Bridging the Differences of Blacks and Jews
NEW YORK — On a videotape in a New York conference room, two black college students are confronting the ironies of the relationship between blacks and Jews.
Says James Bernard, a student at Brown University: “I don’t see any groups in America who have so much in common.”
Commenting on the perception that Jews hold a disproportionate share of the nation’s money and power, fellow student Wilma Wallace explains, “It’s the Jewish bourgeois that the blacks are aspiring to.”
Role-Playing Workshop
The pair were role-playing in a workshop at Brown called “Working It Out: Blacks and Jews on the College Campus.” Over the last two years, the American Jewish Committee (AJC) and the National Coalition Building Institute (NCBI) have sponsored this program, and others like it, at nearly a dozen campuses across the country. Last week, to mark Martin Luther King Day, the AJC brought a number of black and Jewish leaders together here to discuss the program. Bernard and Wallace also participated.
Introducing the videotape at the gathering, NCBI executive director Cherie R. Brown, organizer of the “Working It Out” workshops, described the program’s inception. At a meeting several years ago between black and Jewish leaders, she recalled, “One of the comments that one of the black leaders had made--he was speaking about Martin Luther King--’Martin knew Jews growing up. I didn’t know Jews.’ ” At that very moment, Brown said, she “made a commitment that the next generation of Jews and blacks here in the United States could not make such a comment, that they didn’t know each other.”
The program Brown came up with sought first of all to identify and work through ethnic stereotypes, as well as to develop pride in one’s own ethnic background. At each campus, Brown, who is Jewish, and associate Joyce C. Duncan, who is black, lead groups of 15 to 100 students in four-hour sessions aimed also at learning about the impact of prejudice by discussing personal incidents, attempting to better understand complex social issues by increasing mutual respect, and learning to handle ethnic jokes and slurs.
At many of the workshops, Brown said, the same political issues were raised. South Africa was a common topic, she said, as were Middle East relations, the comments of Chicago Muslim minister Louis Farrakhan and the campaign of the Rev. Jesse Jackson.
Different Concerns
While Jewish students said they were offended by anti-Semitic statements attributed to Jackson, black students said Jackson’s campaign had provided a much-needed sense of unity.
The program “was a real journey of self-discovery,” Brown University student Simmie Kerman told the AJC presentation. While Kerman said she went to the workshops hoping to learn about issues of concern to black students, she found instead that “they (the black students) taught you what you’re about.” The time she spent in the “Working It Out” workshops, she said, were “the 16 most honest hours I spent in my college education.”

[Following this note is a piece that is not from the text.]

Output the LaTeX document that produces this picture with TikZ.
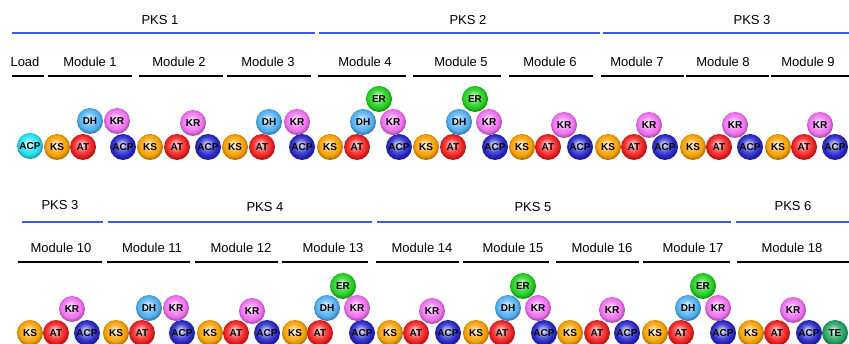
\documentclass[tikz,border=0pt]{standalone}
\usepackage{fontspec}
\setmainfont{Liberation Sans}
\pgfdeclareradialshading[ballc]{glossy}{\pgfpoint{-3bp}{5bp}}{%
  color(0bp)=(ballc!5!white);
  color(5bp)=(ballc!35!white);
  color(13bp)=(ballc!80!white);
  color(20bp)=(ballc);
  color(26bp)=(ballc!68!black);
  color(50bp)=(ballc!55!black)}
\definecolor{cKS}{HTML}{F5A000}
\definecolor{cAT}{HTML}{F02020}
\definecolor{cDH}{HTML}{50B0F0}
\definecolor{cKR}{HTML}{F070F0}
\definecolor{cER}{HTML}{20D020}
\definecolor{cACP}{HTML}{2828C8}
\definecolor{cLD}{HTML}{20E0F0}
\definecolor{cTE}{HTML}{20A060}
\definecolor{pksblue}{HTML}{3858F0}
\tikzset{
  glossy color/.code={\colorlet{ballc}{#1}},
  dom/.style={circle, minimum size=26pt, inner sep=0pt, shading=glossy, glossy color=#1,
    text=black, font=\fontsize{10}{10}\selectfont\bfseries},
  dKS/.style={dom=cKS}, dAT/.style={dom=cAT}, dDH/.style={dom=cDH},
  dKR/.style={dom=cKR}, dER/.style={dom=cER}, dACP/.style={dom=cACP},
  dLD/.style={dom=cLD}, dTE/.style={dom=cTE},
  lbl/.style={font=\fontsize{13}{13}\selectfont, inner sep=0pt, text=black},
  pksbar/.style={draw=pksblue, line width=1.8pt},
  modbar/.style={draw=black, line width=1.8pt}
}
\begin{document}
\begin{tikzpicture}[x=1pt,y=-1pt]
\useasboundingbox (0,0) rectangle (849,344);
% ---------- Row 1 headers ----------
\node[lbl] (pks1) at (160,20) {PKS 1};
\node[lbl] (pks2) at (468,20) {PKS 2};
\node[lbl] (pks3) at (752,20) {PKS 3};
\draw[pksbar] (12,33) -- (315,33);
\draw[pksbar] (319,33) -- (600,33);
\draw[pksbar] (603,33) -- (849,33);
\node[lbl] (lload) at (25,62) {Load};
\node[lbl] (lm1) at (90,62) {Module 1};
\node[lbl] (lm2) at (179,62) {Module 2};
\node[lbl] (lm3) at (268,62) {Module 3};
\node[lbl] (lm4) at (365,62) {Module 4};
\node[lbl] (lm5) at (461,62) {Module 5};
\node[lbl] (lm6) at (550,62) {Module 6};
\node[lbl] (lm7) at (637,62) {Module 7};
\node[lbl] (lm8) at (723,62) {Module 8};
\node[lbl] (lm9) at (808,62) {Module 9};
\draw[modbar] (12,76) -- (44,76);
\draw[modbar] (48,76) -- (132,76);
\draw[modbar] (139,76) -- (223,76);
\draw[modbar] (227,76) -- (311,76);
\draw[modbar] (318,76) -- (406,76);
\draw[modbar] (413,76) -- (501,76);
\draw[modbar] (509,76) -- (593,76);
\draw[modbar] (601,76) -- (684,76);
\draw[modbar] (686,76) -- (769,76);
\draw[modbar] (771,76) -- (849,76);
% ---------- Row 1 domains ----------
\node[dLD] (l-acp) at (30,146) {ACP};
% Module 1
\node[dKS] (m1ks) at (57,147) {KS};
\node[dAT] (m1at) at (83,147) {AT};
\node[dACP] (m1acp) at (123,147) {ACP};
\node[dDH] (m1dh) at (90,121) {DH};
\node[dKR] (m1kr) at (117,121) {KR};
% Module 2
\node[dKS] (m2ks) at (150,147) {KS};
\node[dAT] (m2at) at (177,147) {AT};
\node[dACP] (m2acp) at (208,147) {ACP};
\node[dKR] (m2kr) at (193,123) {KR};
% Module 3
\node[dKS] (m3ks) at (235,147) {KS};
\node[dAT] (m3at) at (262,147) {AT};
\node[dACP] (m3acp) at (302,147) {ACP};
\node[dDH] (m3dh) at (269,122) {DH};
\node[dKR] (m3kr) at (297,122) {KR};
% Module 4
\node[dKS] (m4ks) at (330,147) {KS};
\node[dAT] (m4at) at (357,147) {AT};
\node[dACP] (m4acp) at (399,147) {ACP};
\node[dDH] (m4dh) at (363,122) {DH};
\node[dKR] (m4kr) at (393,122) {KR};
\node[dER] (m4er) at (379,99) {ER};
% Module 5
\node[dKS] (m5ks) at (426,147) {KS};
\node[dAT] (m5at) at (453,147) {AT};
\node[dACP] (m5acp) at (495,147) {ACP};
\node[dDH] (m5dh) at (459,122) {DH};
\node[dKR] (m5kr) at (489,122) {KR};
\node[dER] (m5er) at (475,99) {ER};
% Module 6
\node[dKS] (m6ks) at (522,147) {KS};
\node[dAT] (m6at) at (548,147) {AT};
\node[dACP] (m6acp) at (580,147) {ACP};
\node[dKR] (m6kr) at (564,125) {KR};
% Module 7
\node[dKS] (m7ks) at (608,147) {KS};
\node[dAT] (m7at) at (634,147) {AT};
\node[dACP] (m7acp) at (665,147) {ACP};
\node[dKR] (m7kr) at (649,125) {KR};
% Module 8
\node[dKS] (m8ks) at (693,147) {KS};
\node[dAT] (m8at) at (719,147) {AT};
\node[dACP] (m8acp) at (750,147) {ACP};
\node[dKR] (m8kr) at (735,125) {KR};
% Module 9
\node[dKS] (m9ks) at (778,147) {KS};
\node[dAT] (m9at) at (804,147) {AT};
\node[dACP] (m9acp) at (835,147) {ACP};
\node[dKR] (m9kr) at (820,125) {KR};
% ---------- Row 2 headers ----------
\node[lbl] (pks3b) at (60,205) {PKS 3};
\node[lbl] (pks4) at (265,207) {PKS 4};
\node[lbl] (pks5) at (533,207) {PKS 5};
\node[lbl] (pks6) at (793,206) {PKS 6};
\draw[pksbar] (22,222) -- (103,222);
\draw[pksbar] (108,222) -- (372,222);
\draw[pksbar] (377,222) -- (731,222);
\draw[pksbar] (736,222) -- (849,222);
\node[lbl] (lm10) at (61,248) {Module 10};
\node[lbl] (lm11) at (152,248) {Module 11};
\node[lbl] (lm12) at (241,248) {Module 12};
\node[lbl] (lm13) at (333,248) {Module 13};
\node[lbl] (lm14) at (422,248) {Module 14};
\node[lbl] (lm15) at (513,248) {Module 15};
\node[lbl] (lm16) at (602,248) {Module 16};
\node[lbl] (lm17) at (693,248) {Module 17};
\node[lbl] (lm18) at (792,248) {Module 18};
\draw[modbar] (18,262) -- (102,262);
\draw[modbar] (107,262) -- (190,262);
\draw[modbar] (195,262) -- (278,262);
\draw[modbar] (282,262) -- (368,262);
\draw[modbar] (376,262) -- (459,262);
\draw[modbar] (463,262) -- (549,262);
\draw[modbar] (556,262) -- (639,262);
\draw[modbar] (643,262) -- (730,262);
\draw[modbar] (737,262) -- (849,262);
% ---------- Row 2 domains ----------
% Module 10
\node[dKS] (m10ks) at (30,333) {KS};
\node[dAT] (m10at) at (56,333) {AT};
\node[dACP] (m10acp) at (87,333) {ACP};
\node[dKR] (m10kr) at (72,309) {KR};
% Module 11
\node[dKS] (m11ks) at (116,333) {KS};
\node[dAT] (m11at) at (142,333) {AT};
\node[dACP] (m11acp) at (182,333) {ACP};
\node[dDH] (m11dh) at (149,308) {DH};
\node[dKR] (m11kr) at (176,308) {KR};
% Module 12
\node[dKS] (m12ks) at (210,333) {KS};
\node[dAT] (m12at) at (236,333) {AT};
\node[dACP] (m12acp) at (267,333) {ACP};
\node[dKR] (m12kr) at (252,311) {KR};
% Module 13
\node[dKS] (m13ks) at (295,333) {KS};
\node[dAT] (m13at) at (320,333) {AT};
\node[dACP] (m13acp) at (362,333) {ACP};
\node[dDH] (m13dh) at (327,308) {DH};
\node[dKR] (m13kr) at (357,308) {KR};
\node[dER] (m13er) at (343,286) {ER};
% Module 14
\node[dKS] (m14ks) at (390,333) {KS};
\node[dAT] (m14at) at (416,333) {AT};
\node[dACP] (m14acp) at (448,333) {ACP};
\node[dKR] (m14kr) at (432,311) {KR};
% Module 15
\node[dKS] (m15ks) at (476,333) {KS};
\node[dAT] (m15at) at (502,333) {AT};
\node[dACP] (m15acp) at (544,333) {ACP};
\node[dDH] (m15dh) at (508,308) {DH};
\node[dKR] (m15kr) at (538,308) {KR};
\node[dER] (m15er) at (523,286) {ER};
% Module 16
\node[dKS] (m16ks) at (570,333) {KS};
\node[dAT] (m16at) at (597,333) {AT};
\node[dACP] (m16acp) at (627,333) {ACP};
\node[dKR] (m16kr) at (612,310) {KR};
% Module 17
\node[dKS] (m17ks) at (655,333) {KS};
\node[dAT] (m17at) at (681,333) {AT};
\node[dACP] (m17acp) at (723,333) {ACP};
\node[dDH] (m17dh) at (688,308) {DH};
\node[dKR] (m17kr) at (718,308) {KR};
\node[dER] (m17er) at (703,286) {ER};
% Module 18
\node[dKS] (m18ks) at (751,333) {KS};
\node[dAT] (m18at) at (777,333) {AT};
\node[dACP] (m18acp) at (809,333) {ACP};
\node[dTE] (m18te) at (835,333) {TE};
\node[dKR] (m18kr) at (793,310) {KR};
\end{tikzpicture}
\end{document}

A report on the program summarizing results at the campuses notes that black and Jewish students often come to recognize such significant similarities between the two cultures as periods of enslavement, disenfranchisement and dire poverty. Still, the report concluded, important differences exist.
On the videotape, for example, during a dialogue involving two women--one black, one Jewish--the Jewish woman says she never feels completely free from fear, and that she has “to fight just to be safe.”
The black woman replies that she feels the same way, but, pointing to her face, said, “this black don’t come off.”
At the AJC gathering, it was City College of New York President Bernard W. Harleston who put the meaning of this kind of interaction into perspective. Many of the civil rights advances accomplished during the ‘60s, he suggested, are now being reversed. Harking back to King’s famous “I have a dream” speech, Harleston said sadly that “It is, for many people, as if the dream lived and died with the dreamer.”
Strengthening the Coalition
The “Working It Out” program “starts to get at the aspects of sensitivity,” Harleston said, adding “We simply must, in any coalition, talk through our differences, and confirm our sensitivity if the coalition is to be effective.”
Often, Brown and Duncan are invited to campuses in the wake of specific racial incidents. At Brown University, for instance, white students had thrown bottles at black students after several fraternity parties. The school also has been the site of protests charging its curriculum is too “Euro-centric.”
Is the situation at Brown visibly better since the workshops?
“It’s increased sensitivity,” James Bernard said. “I can see differences in discussions and an increased understanding of issues.”
Wilma Wallace agreed, saying that when she went to her first workshop, she began to spout rhetoric. “I didn’t know what I was talking about. It wasn’t political, it was emotional.”
Wallace said she doubts the workshop produced any concrete change among the students who attended the workshops. But bringing the fingers on one hand to within an inch of one another, she said, “maybe 50 years from now, when one of them has this much power--they’re going to remember.”